#### [Task]
Begin at the first line of the data and copy each line through the one containing "tol_y = 2.5", that line included, with no pictures.

>> Start Data block

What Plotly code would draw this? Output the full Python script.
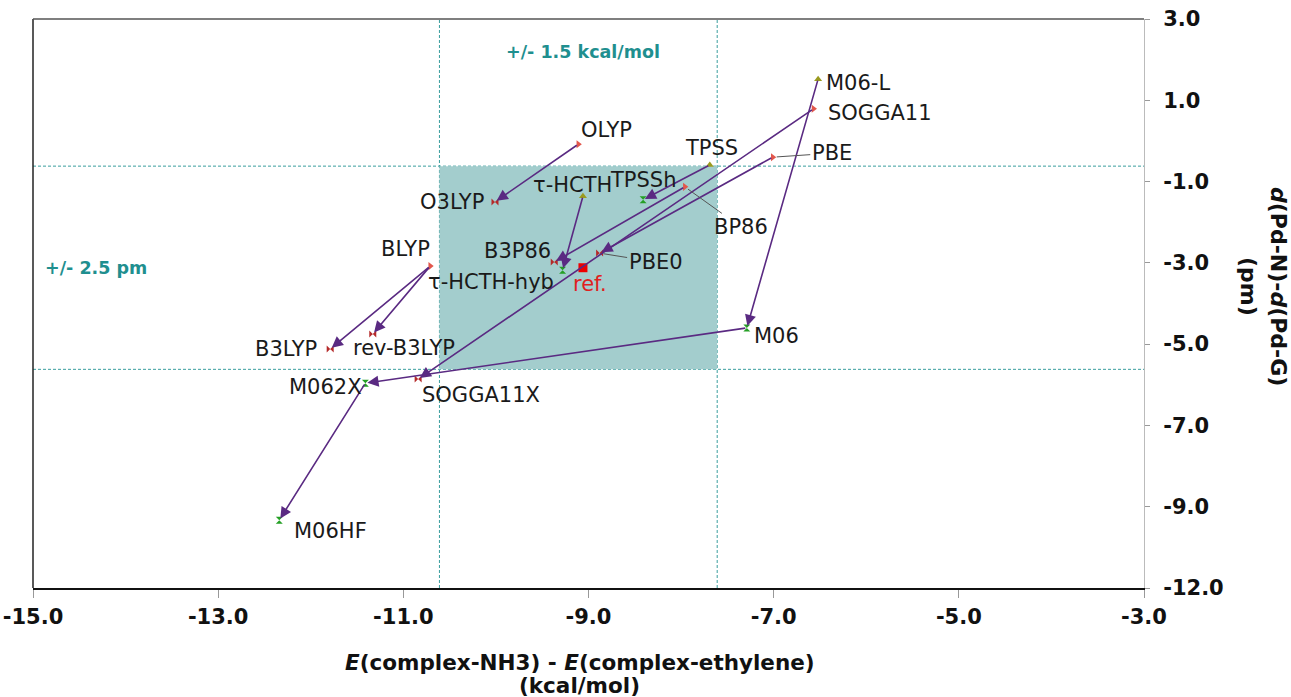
import plotly.graph_objects as go

# ---------------- data ----------------
names = ["OLYP", "O3LYP", "BLYP", "B3LYP", "rev-B3LYP", "τ-HCTH", "τ-HCTH-hyb",
         "TPSS", "TPSSh", "BP86", "B3P86", "PBE", "PBE0", "SOGGA11", "SOGGA11X",
         "M06-L", "M06", "M062X", "M06HF"]
x_vals = [-9.11, -10.01, -10.71, -11.79, -11.33, -9.06, -9.28,
          -7.69, -8.41, -7.96, -9.37, -7.01, -8.88, -6.57, -10.84,
          -6.52, -7.29, -11.41, -12.34]
y_vals = [-0.08, -1.50, -3.08, -5.12, -4.75, -1.36, -3.18,
          -0.59, -1.45, -1.13, -2.98, -0.40, -2.76, 0.79, -5.86,
          1.52, -4.60, -5.96, -9.33]
kinds = ["gga", "hyb", "gga", "hyb", "hyb", "mgga", "mhyb",
         "mgga", "mhyb", "gga", "hyb", "gga", "hyb", "gga", "hyb",
         "mgga", "mhyb", "mhyb", "mhyb"]

ref_x = -9.06
ref_y = -3.12
box_cx = -9.11   # centre of tolerance window (x)
box_cy = -3.12   # centre of tolerance window (y)
tol_x = 1.5      # kcal/mol
tol_y = 2.5      # pm

arrow_pairs = [("OLYP", "O3LYP"), ("BLYP", "B3LYP"), ("BLYP", "rev-B3LYP"),
               ("τ-HCTH", "τ-HCTH-hyb"), ("TPSS", "TPSSh"), ("BP86", "B3P86"),
               ("PBE", "PBE0"), ("SOGGA11", "SOGGA11X"), ("M06-L", "M06"),
               ("M06", "M062X"), ("M062X", "M06HF")]

x_tickvals = [-15, -13, -11, -9, -7, -5, -3]
x_ticktext = ["-15.0", "-13.0", "-11.0", "-9.0", "-7.0", "-5.0", "-3.0"]
y_tickvals = [3, 1, -1, -3, -5, -7, -9, -11]
y_ticktext = ["3.0", "1.0", "-1.0", "-3.0", "-5.0", "-7.0", "-9.0", "-12.0"]

# ---------------- styles ----------------
PURPLE = "#5a2a82"
TEAL_TXT = "#1f8f8f"
TEAL_LINE = "#3a9e9e"
SHADE = "#a3cdcd"
FONT = "DejaVu Sans"
LBL = 21

kind_style = {
    "gga":  dict(symbol="triangle-right", color="#e2574c"),
    "mgga": dict(symbol="triangle-up", color="#9a9a1e"),
    "hyb":  dict(symbol="bowtie", color="#b52a2a"),
    "mhyb": dict(symbol="hourglass", color="#25a025"),
}

# label placement: (dx, dy_up) pixel offset of label centre from marker
label_off = {
    "OLYP": (28, 14), "O3LYP": (-43, 0), "τ-HCTH": (-10, 11), "TPSSh": (0, 20),
    "TPSS": (2, 17), "B3P86": (-37, 11), "τ-HCTH-hyb": (-72, -12),
    "SOGGA11": (67, -4), "M06-L": (40, -4), "M06": (30, -8), "BLYP": (-25, 17),
    "rev-B3LYP": (31, -14), "B3LYP": (-44, 0), "SOGGA11X": (63, -16),
    "M062X": (-40, -4), "M06HF": (51, -11),
}
# labels with leader lines: (ax, ay) pixel offset (ay down-positive)
leader_off = {"PBE0": (56, 9), "BP86": (56, 40), "PBE": (59, -4)}

fig = go.Figure()

# shaded tolerance box & dashed lines
fig.add_shape(type="rect", xref="x", yref="y",
              x0=box_cx - tol_x, x1=box_cx + tol_x, y0=box_cy - tol_y, y1=box_cy + tol_y,
              fillcolor=SHADE, line=dict(width=0), layer="below")
for xv in (box_cx - tol_x, box_cx + tol_x):
    fig.add_shape(type="line", xref="x", yref="paper", x0=xv, x1=xv, y0=0, y1=1,
                  line=dict(color=TEAL_LINE, width=1, dash="3px,2px"), layer="below")
for yv in (box_cy - tol_y, box_cy + tol_y):
    fig.add_shape(type="line", xref="paper", yref="y", x0=0, x1=1, y0=yv, y1=yv,
                  line=dict(color=TEAL_LINE, width=1, dash="3px,2px"), layer="below")

# frame pieces
fig.add_shape(type="line", xref="paper", yref="paper", x0=0, x1=0, y0=0, y1=1,
              line=dict(color="#222222", width=1.5))
fig.add_shape(type="line", xref="paper", yref="paper", x0=0, x1=1, y0=1, y1=1,
              line=dict(color="#555555", width=1.5))

# markers per kind
for k, st in kind_style.items():
    idx = [i for i, kk in enumerate(kinds) if kk == k]
    fig.add_trace(go.Scatter(
        x=[x_vals[i] for i in idx], y=[y_vals[i] for i in idx],
        mode="markers", hoverinfo="text", text=[names[i] for i in idx],
        marker=dict(symbol=st["symbol"], color=st["color"], size=7,
                    line=dict(width=0)),
        showlegend=False))

# reference point
fig.add_trace(go.Scatter(x=[ref_x], y=[ref_y], mode="markers",
                         marker=dict(symbol="square", color="#ee0000", size=9),
                         showlegend=False, hoverinfo="skip"))

pos = {n: (x_vals[i], y_vals[i]) for i, n in enumerate(names)}

# arrows
for src, dst in arrow_pairs:
    fig.add_annotation(x=pos[dst][0], y=pos[dst][1], ax=pos[src][0], ay=pos[src][1],
                       xref="x", yref="y", axref="x", ayref="y", text="",
                       showarrow=True, arrowhead=2, arrowsize=1.4, arrowwidth=1.6,
                       arrowcolor=PURPLE, standoff=2, startstandoff=0)

# labels
for n in names:
    if n in label_off:
        dx, dy = label_off[n]
        fig.add_annotation(x=pos[n][0], y=pos[n][1], text=n, showarrow=False,
                           xshift=dx, yshift=dy, xanchor="center", yanchor="middle",
                           font=dict(family=FONT, size=LBL, color="#1a1a1a"))
    else:
        ax, ay = leader_off[n]
        fig.add_annotation(x=pos[n][0], y=pos[n][1], text=n, showarrow=True,
                           ax=ax, ay=ay, arrowhead=0, arrowwidth=1,
                           arrowcolor="#555555", standoff=4,
                           font=dict(family=FONT, size=LBL, color="#1a1a1a"))

fig.add_annotation(x=ref_x, y=ref_y, text="ref.", showarrow=False, xshift=7, yshift=-16,
                   xanchor="center", yanchor="middle",
                   font=dict(family=FONT, size=LBL, color="#e02020"))

# tolerance annotations
fig.add_annotation(x=ref_x, y=0.942, xref="x", yref="paper", text="<b>+/- 1.5 kcal/mol</b>",
                   xanchor="center", yanchor="middle",
                   showarrow=False, font=dict(family=FONT, size=17.5, color=TEAL_TXT))
fig.add_annotation(x=0.009, y=ref_y, xref="paper", yref="y", text="<b>+/- 2.5 pm</b>",
                   xanchor="left", yanchor="middle", showarrow=False,
                   font=dict(family=FONT, size=17.5, color=TEAL_TXT))

# axis titles
fig.add_annotation(x=0.492, y=-0.131, xref="paper", yref="paper",
                   text="<b><i>E</i>(complex-NH3) - <i>E</i>(complex-ethylene)</b>",
                   showarrow=False, xanchor="center", yanchor="middle",
                   font=dict(family=FONT, size=21.5, color="#111111"))
fig.add_annotation(x=0.492, y=-0.171, xref="paper", yref="paper",
                   text="<b>(kcal/mol)</b>", showarrow=False, xanchor="center", yanchor="middle",
                   font=dict(family=FONT, size=21.5, color="#111111"))
fig.add_annotation(x=1.1206, y=0.529, xref="paper", yref="paper",
                   text="<b><i>d</i>(Pd-N)-<i>d</i>(Pd-G)</b>", textangle=90,
                   showarrow=False, xanchor="center", yanchor="middle",
                   font=dict(family=FONT, size=22, color="#111111"))
fig.add_annotation(x=1.0936, y=0.529, xref="paper", yref="paper",
                   text="<b>(pm)</b>", textangle=90,
                   showarrow=False, xanchor="center", yanchor="middle",
                   font=dict(family=FONT, size=22, color="#111111"))

fig.update_layout(
    width=1291, height=697,
    margin=dict(l=33, r=147, t=19, b=109, autoexpand=False),
    paper_bgcolor="white", plot_bgcolor="white",
    xaxis=dict(range=[-15, -3], tickvals=x_tickvals, ticktext=x_ticktext,
               automargin=False,
               showgrid=False, zeroline=False, showline=True, linecolor="#111111",
               linewidth=1.5, ticks="outside", ticklen=8, tickcolor="#999999",
               ticklabelstandoff=1,
               tickfont=dict(family=FONT, size=21, color="#111111", weight="bold")),
    yaxis=dict(range=[-11, 3], tickvals=y_tickvals, ticktext=y_ticktext, side="right",
               automargin=False,
               showgrid=False, zeroline=False, showline=True, linecolor="#bbbbbb",
               linewidth=1, ticks="outside", ticklen=5, tickcolor="#999999",
               ticklabelstandoff=9,
               tickfont=dict(family=FONT, size=21, color="#111111", weight="bold")),
)

fig.write_html("out.html", config={"displayModeBar": False},
               post_script="document.body.style.margin='0';document.body.style.overflow='hidden';")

>> End Data block

#### [Output]
What Plotly code would draw this? Output the full Python script.
import plotly.graph_objects as go

# ---------------- data ----------------
names = ["OLYP", "O3LYP", "BLYP", "B3LYP", "rev-B3LYP", "τ-HCTH", "τ-HCTH-hyb",
         "TPSS", "TPSSh", "BP86", "B3P86", "PBE", "PBE0", "SOGGA11", "SOGGA11X",
         "M06-L", "M06", "M062X", "M06HF"]
x_vals = [-9.11, -10.01, -10.71, -11.79, -11.33, -9.06, -9.28,
          -7.69, -8.41, -7.96, -9.37, -7.01, -8.88, -6.57, -10.84,
          -6.52, -7.29, -11.41, -12.34]
y_vals = [-0.08, -1.50, -3.08, -5.12, -4.75, -1.36, -3.18,
          -0.59, -1.45, -1.13, -2.98, -0.40, -2.76, 0.79, -5.86,
          1.52, -4.60, -5.96, -9.33]
kinds = ["gga", "hyb", "gga", "hyb", "hyb", "mgga", "mhyb",
         "mgga", "mhyb", "gga", "hyb", "gga", "hyb", "gga", "hyb",
         "mgga", "mhyb", "mhyb", "mhyb"]

ref_x = -9.06
ref_y = -3.12
box_cx = -9.11   # centre of tolerance window (x)
box_cy = -3.12   # centre of tolerance window (y)
tol_x = 1.5      # kcal/mol
tol_y = 2.5      # pm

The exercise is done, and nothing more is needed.